The Bale Breaker Collaboration Brew Day event will be held at the brewery on Friday, March 8, where they will be brewing the Hildegard’s Hazy IPA. And of course, you can support PBS and the Yakima Chapter by purchasing the beer in the taproom after it’s crafted.
“It’s named for Hildegard Von Bingen, a 12th-century German abbess who described the preservative powers of hops in beer, paving the way for today’s delicious IPAs,” says Beard. “Hildegard’s Hazy will be exclusively sold in our taproom … at the beginning of April.”

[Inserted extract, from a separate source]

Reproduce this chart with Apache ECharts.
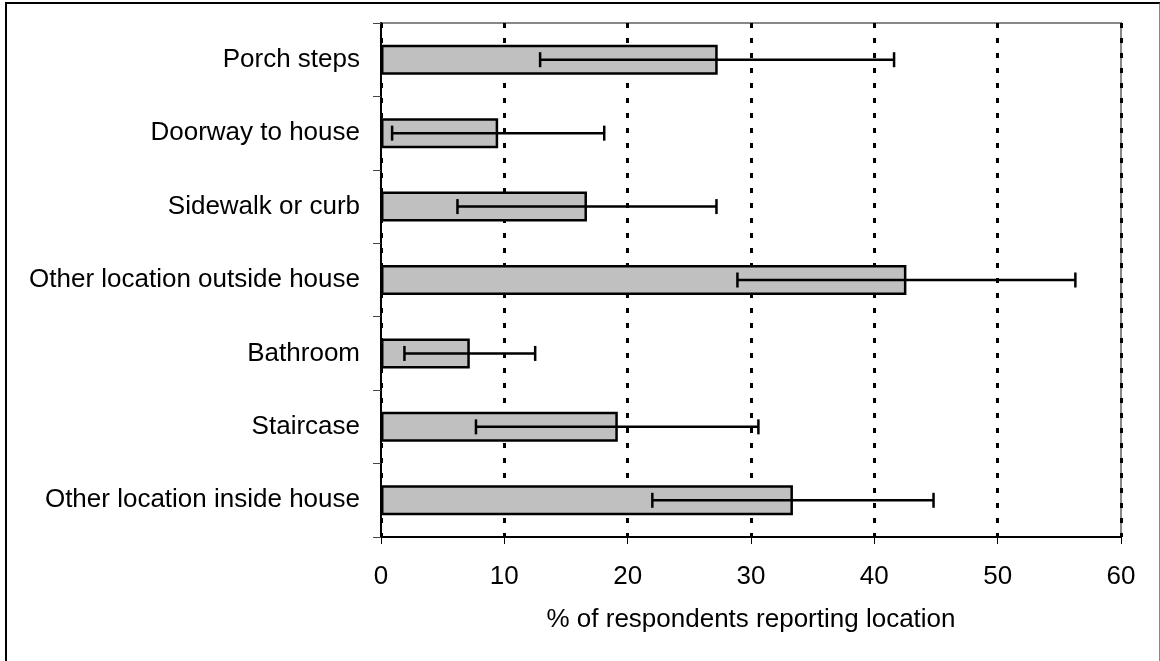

Georgetown Brewing Company
Another regular participant in the Brew Day festivities is Georgetown Brewing Company, located in Seattle’s beer-friendly Industrial District. They will be hosting their event at the brewery on Friday, March 8 at 7:30 a.m. They will be brewing a Pale Ale, which will be available for purchase in growlers after the event.
Elysian Brewing Company
Seattle stalwart Elysian Brewing Company wouldn’t miss this year’s event, and will be hosting their own brew day on Friday, March 8 at the Elysian Taproom and Brewery on Airport Way.
Their team will be crafting an Elderflower Saison called “Respect the Elder” — an appropriate name for a beer brewed in honor of female empowerment! It will be available on draft at Elysian locations across Seattle.